Victoria Moors performs on the beams in the Olympic team gymnastics final Tuesday. Record video
LONDON — No one, except for maybe five young women from Canada, expected this.
Canada’s artistic gymnastic team delivered a historic performance at their first-ever Olympic team final in London, narrowly missing out on a medal and letting the world’s gymnastics powerhouses know that Canada is no longer an also-ran competitor.
For a team that’s never come this far, a fifth-place finish was a huge cause for celebration from a group of young women who looked far more composed and confident than their first appearance at the Games two days ago.
“Our goal was to just finish top eight. But coming to the Olympics and finishing fifth, we weren’t expecting that. It’s unreal right now,” said an ecstatic Victoria Moors of Cambridge.
When the final scores appeared on the big screen at the centre of the North Greenwich Arena, the gymnasts — Moors, Elisabeth Black, Dominique Pegg, Kristina Vaculik and Brittany Rogers — leapt into each others arms and started crying.
They had toppled gymnastics giants, like Italy and Great Britain, and had shown they could bounce back from a nervous performance on Sunday.
The team, comprised of four teenagers and a 20-year-old, did that and more. Afterward, Moors and the rest of the Canadians were already looking ahead to the next Olympics, 2016’s Games in Rio de Janeiro.
“We upset a lot of big countries. We definitely raised the bar for Canada, we’re leaving a trail for the next people, and for Rio,” she said. “We just decided to go out there and go strong.”
Moors competed in two of four events in the team final, scoring 14.600 on floor and 13.700 on the uneven bars. That left Canada with a combined score of 170.804, less than four points behind China.
The U.S. won gold in the final with 183.596 points, Russia had silver with 178.530 and Romania took bronze with 176.414.
Canada qualified on Sunday for the eighth and last place in the gymnastics team final. In doing that, they made history — as the first Canadian team to ever qualify for a team final at the Olympics.
“History to me is like looking back in a textbook at school. Seeing that written down, that Canada placed fifth at the 2012 Olympic Games, we’ve all dreamed of this. Our minds are completely blown,” said Rogers.
“We really put our team first. We didn’t think of ourselves, we just said, ‘no regrets, no looking back.’”
What most people watching didn’t know is that Moors was competing with two tears in the muscles in her lower back, discovered about three weeks ago. The 15-year-old student at Bishop Macdonell high school in Guelph wanted to deal with the pain and continue her training.

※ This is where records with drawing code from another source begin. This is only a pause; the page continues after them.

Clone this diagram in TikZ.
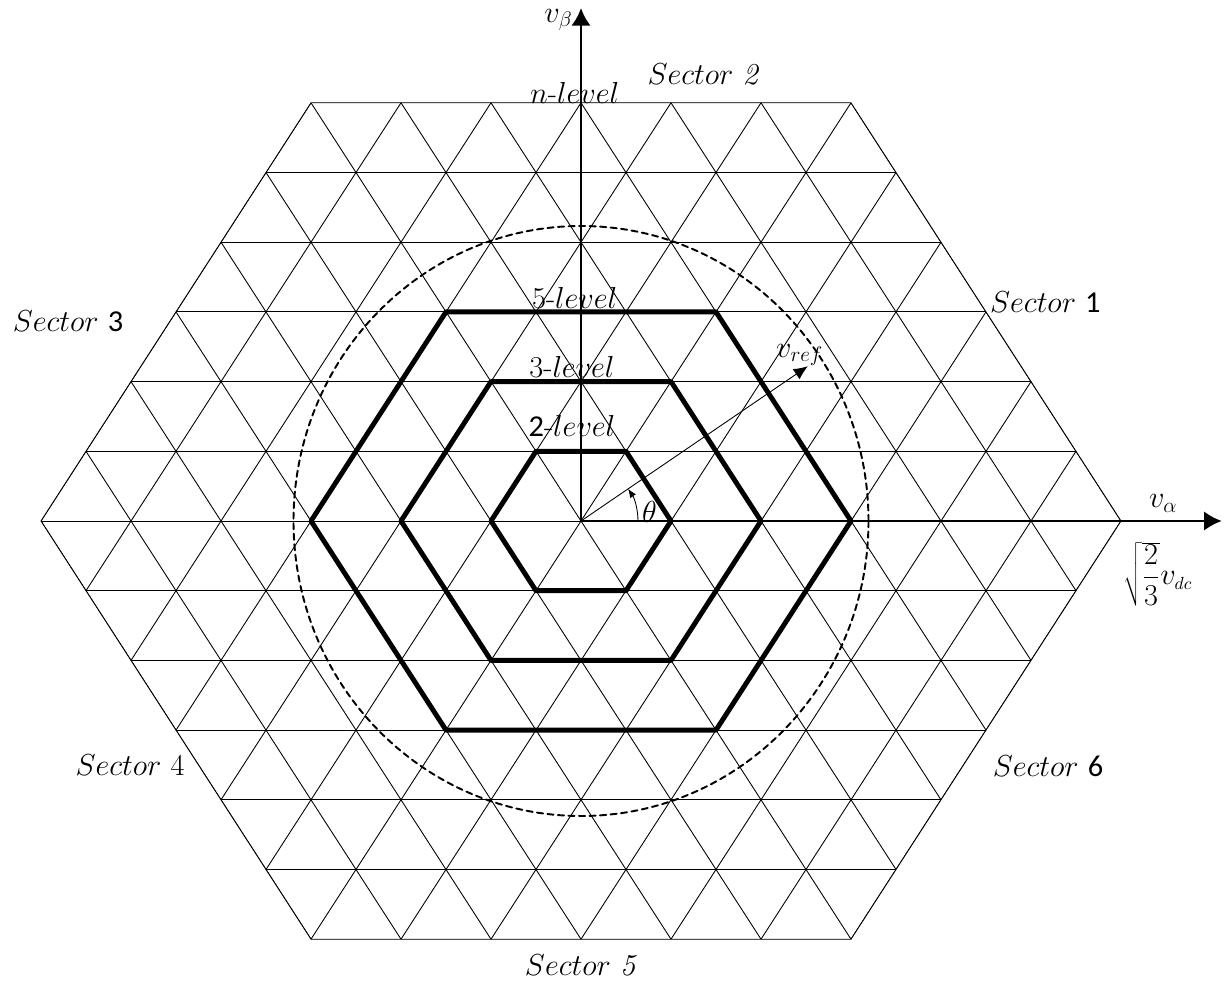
\documentclass[tikz,border=0pt]{standalone}
\usepackage{fontspec}
\newfontfamily\numfont{Carlito}
\usetikzlibrary{arrows.meta}
\tikzset{
  lattice/.style={line width=0.5pt},
  levelhex/.style={line width=2.8pt},
  axis/.style={line width=1.6pt},
  lbl/.style={font=\LARGE, inner sep=1pt},
}
\begin{document}
\begin{tikzpicture}[x=1.8cm, y=1.394cm, line cap=round, line join=round, >={Latex[length=10pt,width=11pt]}]
    \useasboundingbox (-11.62cm,-9.18cm) rectangle (12.86cm,10.42cm);
    \coordinate (O) at (0,0);
    \begin{scope}
      \clip (-6,0) -- (-3,6) -- (3,6) -- (6,0) -- (3,-6) -- (-3,-6) -- cycle;
      \foreach \k in {-6,...,6} \draw[lattice] (-7,\k) -- (7,\k);
      \foreach \c in {-6,...,6} {
        \draw[lattice] (\c-3,-6) -- (\c+3,6);
        \draw[lattice] (\c+3,-6) -- (\c-3,6);
      }
    \end{scope}
    \draw[lattice] (-6,0) -- (-3,6) -- (3,6) -- (6,0) -- (3,-6) -- (-3,-6) -- cycle;
    \foreach \s in {1,2,3} \draw[levelhex] (-\s,0) -- (-\s/2,\s) -- (\s/2,\s) -- (\s,0) -- (\s/2,-\s) -- (-\s/2,-\s) -- cycle;
    \draw[line width=1.1pt, dash pattern=on 3.5pt off 2.5pt] (O) ellipse [x radius=5.75cm, y radius=5.9cm];
    \coordinate (alpha) at (7.12,0);
    \coordinate (beta) at (0,7.36);
    \coordinate (ref) at (2.52,2.22);
    \draw[axis,->] (O) -- (alpha);
    \draw[axis,->] (O) -- (beta);
    \draw[lattice,-{Latex[length=8pt,width=7pt]}] (O) -- (ref);
    \draw[lattice,-{Latex[length=5pt,width=4pt]}] (O) ++(1.14cm,0) arc [start angle=0, end angle=34.3, radius=1.14cm];
    \node[lbl] (vbeta) at (-0.25,7.19) {$v_\beta$};
    \node[lbl] (valpha) at (6.47,0.25) {$v_\alpha$};
    \node[lbl] (vdc) at (6.41,-0.76) {$\sqrt{\displaystyle\frac{2}{3}}v_{\scriptscriptstyle dc}$};
    \node[lbl] (vref) at (2.43,2.38) {$v_{ref}$};
    \node[lbl] (theta) at (0.76,0.13) {$\theta$};
    \node[lbl] (nlev) at (-0.07,6.14) {$n$-$level$};
    \node[lbl] (lev5) at (-0.07,3.2) {5-$level$};
    \node[lbl] (lev3) at (-0.1,2.2) {3-$level$};
    \node[lbl] (lev2) at (-0.1,1.36) {{\numfont 2}-$level$};
    \node[lbl] (sec1) at (5.16,3.14) {$Sector$ {\numfont 1}};
    \node[lbl] (sec2) at (1.36,6.40) {$Sector$ \textit{2}};
    \node[lbl] (sec3) at (-5.7,2.86) {$Sector$ {\numfont 3}};
    \node[lbl] (sec4) at (-5.01,-3.5) {$Sector$ 4};
    \node[lbl] (sec5) at (0,-6.37) {$Sector$ \textit{5}};
    \node[lbl] (sec6) at (5.19,-3.52) {$Sector$ {\numfont 6}};
\end{tikzpicture}
\end{document}
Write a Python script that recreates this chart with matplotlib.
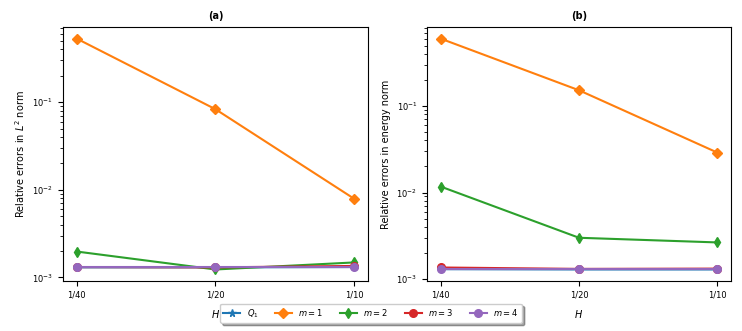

Gymnastics Canada, meanwhile, had to decide whether to let the injured gymnast compete, or replace her with one of two alternates.
“I think she proved today they made the right decision. I’m so proud of her,” said Elvira Saadi, the longtime coach who has worked with Moors since she was a little girl at the Cambridge Kips gymnastics club.
“She was sore, but she didn’t think about herself. She just thought about her team.”
Saadi was quickly given coaching accreditation after Sunday’s qualification round, and worked directly with her gymnast in the last two days to restore Moors’ confidence.
Moors, at 15, has gained national attention as the youngest Canadian athlete at these Games. The attention from the Olympics has turned Moors into a celebrity in gymnastics circles, with a growing fan base on Twitter and the subject of tribute videos on YouTube.
After missing her shot at an individual final after Sunday’s qualification round, Moors did this one for her team. The coaches from each country chose three gymnasts to compete on the four apparatuses of bars, beam, vault and floor, and went with Moors’ strengths.
This time on the floor, Moors controlled the nerves that caused stumbles on Sunday and gave a command performance that stole the attention of the 20,000-capacity arena, filled with an electrified crowd that included the likes of Prince Harry.
With the largest audience of her life watching on TV, Moors tumbled, danced and leapt to the dramatic tempo of the Assassin’s Tango, a song she’s performed to countless times since introducing her routine three years ago.
She had 90 seconds to wow the judges and did that with a performance that had movements at the highest level of difficulty rated by gymnastics.
“I just wanted to go out there and show the world I could improve,” Moors said.
Her family and teammate Madeline Gardiner — chosen for the Olympics but unused as an alternate — were among a small but vocal Canadian contingent cheering from the stands in the packed arena, filled to the rafters mostly with supporters for Great Britain and the U.S.
Moors’ competition at the Olympics is now done, and she’ll turn into a supporter cheering for teammates Pegg, Black and Rogers, who qualified for individual events.